Noch ein paar Worte zu Leitomischl: die Stadt verlor in den Hussitenkriegen ihren deutschen Charakter. Anders als in den westlichen Provinzen Böhmens (zB Mies, Saaz, Prachatitz, Krumau) erfolgte keine "Rekolonialisierung", und anders als in manchen heute slowakischen oder polnischen Städten bedeutete dieser Umstand keinen wirtschaftlichen und kulturellen Niedergang. L. erlebte seine Blütezeit als tschechische Stadt. Dass der berühmteste Sohn der Stadt auf den Namen "Friedrich" getauft wurde und sein Leben lang besser deutsch als tschechisch sprach, ändern nichts an diesem Umstand.
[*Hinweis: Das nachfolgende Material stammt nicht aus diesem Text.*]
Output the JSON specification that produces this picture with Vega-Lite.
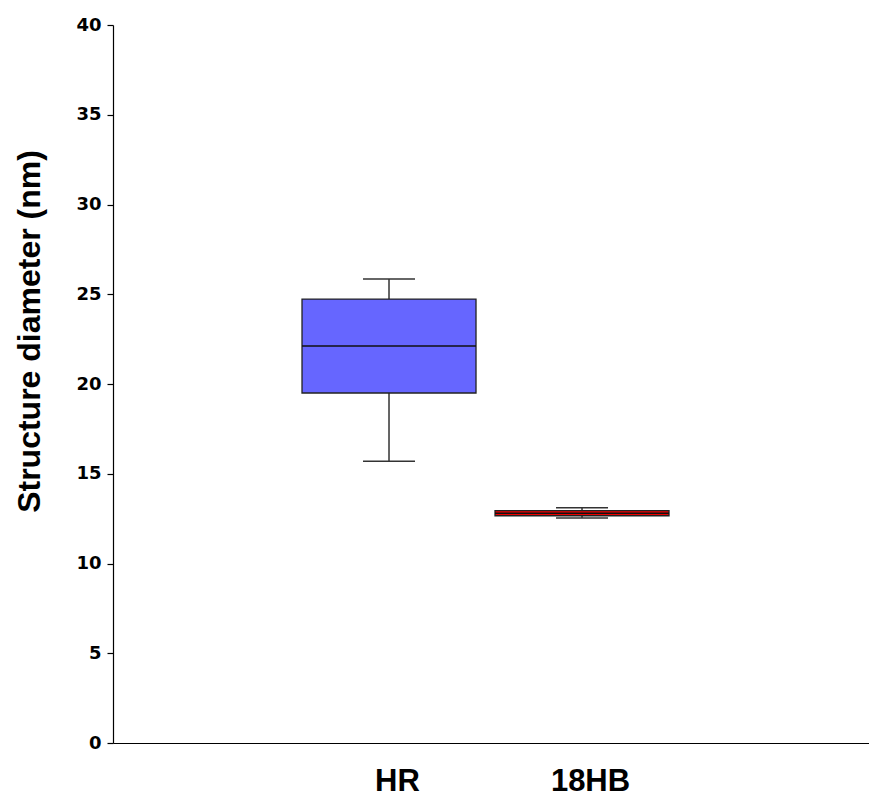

Im Gegensatz zu L. konnte sich Zwittau seine deutsche Volkszugehörigkeit bis 1945 bewahren. Dieses Schicksalsjahr bedeutete praktisch die Auslöschung des Schönhengstgaues als geographisches Gebilde. In der kommunistischen Zeit wurde selbst die histor. tschech. Bezeichnung dafür, Hřebečsko, zu Tode geschwiegen, heutzutage gibt es zarte Annäherungsversuche. Der Name leitet sich von einem Höhenzug zwischen Z. und M. Trübau ab, der für die Pferde ein beträchtliches Hindernis darstellte ("schind den Hengst"). Landschaftlich ist dieses Gebiet wie erwähnt, völlig uneinheitlich: um Z. flach, um Trübau hügelig, um Landskron wellig, im Osten vor Müglitz in einer schiegen Ebene zur Marchniederung abfallend. Auch die Städte können in den böhm Ländern nicht unterschiedlicher sein: Z wie L grotesk langgestreckt und gekrümmt, Landskron schlesisch mit Rathaus in Ringmitte, Trübau völlig rechteckig (ohne die für Kolonialstädte typische Ovalform), Brüsau langgestreckter Rechteckplatz.
Die exponierte, weit in tschechisches Sprachgebiet hineinragende Lage setzte die Bewohner im Mai und Juni 1945 bösen Drangsalierungen aus, die vor allem den Nordwesten betrafen und die im sog. Landskroner Blutgericht unrühmlich kulminierten - das schließlich aufgrund der Selbstopferung einer Witwe ein glücklicherweise jähes und vorzeitiges Ende erfahren sollte. Sie steckte das Wirtshaus, in dem das Blutgericht stattfand, ihr Haus, in Brand, woran sie auch starb. Dies rettete etlichen Menschen das Leben.
Während die Städte recht gut erhalten sind, wirken die Dörfer, wie in derlei Landstrichen üblich, struktur- und substanzlos. Aber auch in den Städten herrscht hinter dem Ringplatz noch immer die übliche Verwahrlosung, man vergleiche etwa die noch zu zeigenden Bilder von M.Trübau mit denen der L.er Altstadt.
Svitavy wurde angeblich im tschechischen Fernsehen als erschreckendes Beispiel für kommunistische Stadtzerstörung hingestellt. mE kann dies nur die gründerzeitlichen Vorstädte betroffen haben, die heute von Fernverkehrstraßen durchschnitten sind und sicherlich kein schönes Bild ergeben. Die eingentliche Altstadt ist, wie so oft, auf den zenrtralen Platz reduziert und bot mE abseits von diesem auch in der Vergangenheit kaum Substanz. Das Zentrum wurde relativ spät, aber doch zur städtischen Denkmalreservation erklärt und ist entsprechend gut erhalten. Nur in den Scheitelstellen finden sich (wie auch in Leitomischl) die Gesamtwirkung etwas beeinträchtigende, wenngleich nicht allzu viel Schaden stiftende Bauten. Die vielerorts zu beobachtende "bunte" Postmodernität, in der düstere kommunistische Amtsbauten umgestaltet wurden, ist mE durchaus nicht von Vorteil.
Z. war wie M. Trübau zu 90% deutsch, also in größerem Ausmaße als einige Städte im geschlossenen dt. Siedlungsgebiet. Im 18 Jh wurde es durch einen Brand m.o.w. völlig zerstört. Was man heute sieht, ist demnach barock, weshalb die Substanz deutlich jünger ist als zB in L. Mir ist dies eigentlich nicht so aufgefallen, da der Inn-Salzach-Stil mE beim Wiederaufbau gut beibehalten wurde.